The city’s historic downtown fire station will get some exterior repairs with an eye toward a long-term plan of putting the station to full use once again.
Facade deterioration of Fire Station 1, at Madison and Jackson streets, will be repaired first, Fire Chief Eddie Bell told The Star Press.
In Wednesday’s meeting of the Muncie Board of Works and Public Safety, the board opened a single bid — of about $109,000 from S.A. Boyce — received for rehabbing part of the station’s exterior. The bid was taken under advisement.
Bell said the repairs would be to the exterior facade. “The top of the building is beginning to deteriorate,” Bell said.

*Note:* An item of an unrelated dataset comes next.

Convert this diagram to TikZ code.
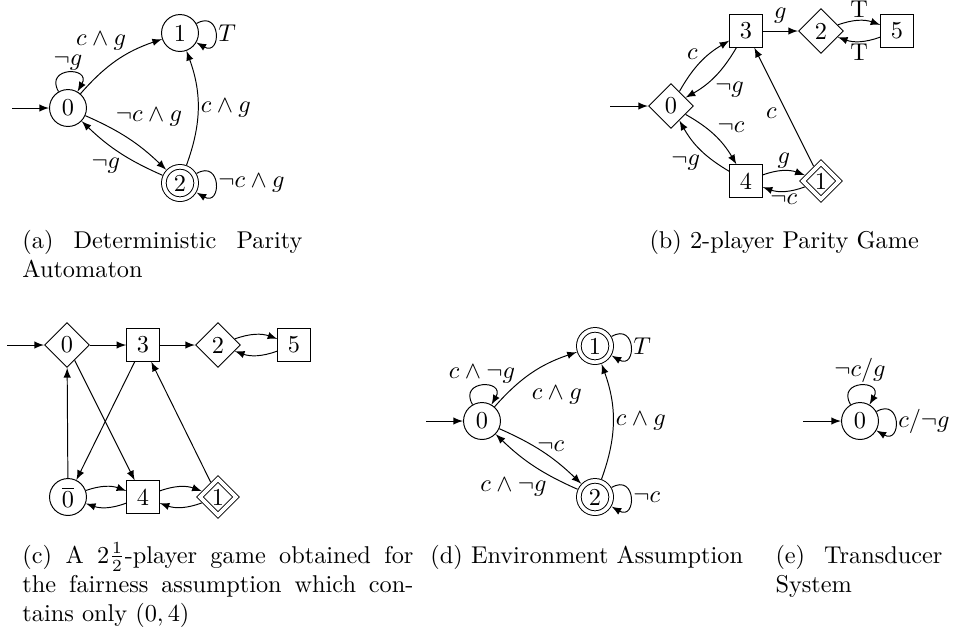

City consultant Arron Kidder said state historic preservation funds would pay for 50 percent of the cost.
But Bell said the city would, ultimately, like to put the station back into full use.
In 2009, under the administration of then-Mayor Sharon McShurley, the city closed the downtown fire station, citing manpower cutbacks.
By 2013, under Mayor Dennis Tyler, the downtown station — as well as another that had been closed, on Mock Avenue — was open again. Grant money was found to pay firefighter salaries.
But because of concerns that the floor in first-floor bays of the downtown station, built in 1905, couldn’t support the weight of firetrucks, the station hasn’t returned to full service. A four-person rescue unit operates out of the back of the station, Bell said Wednesday.
“We hope to get back to that,” the fire chief said. “That would be a good thing for downtown.”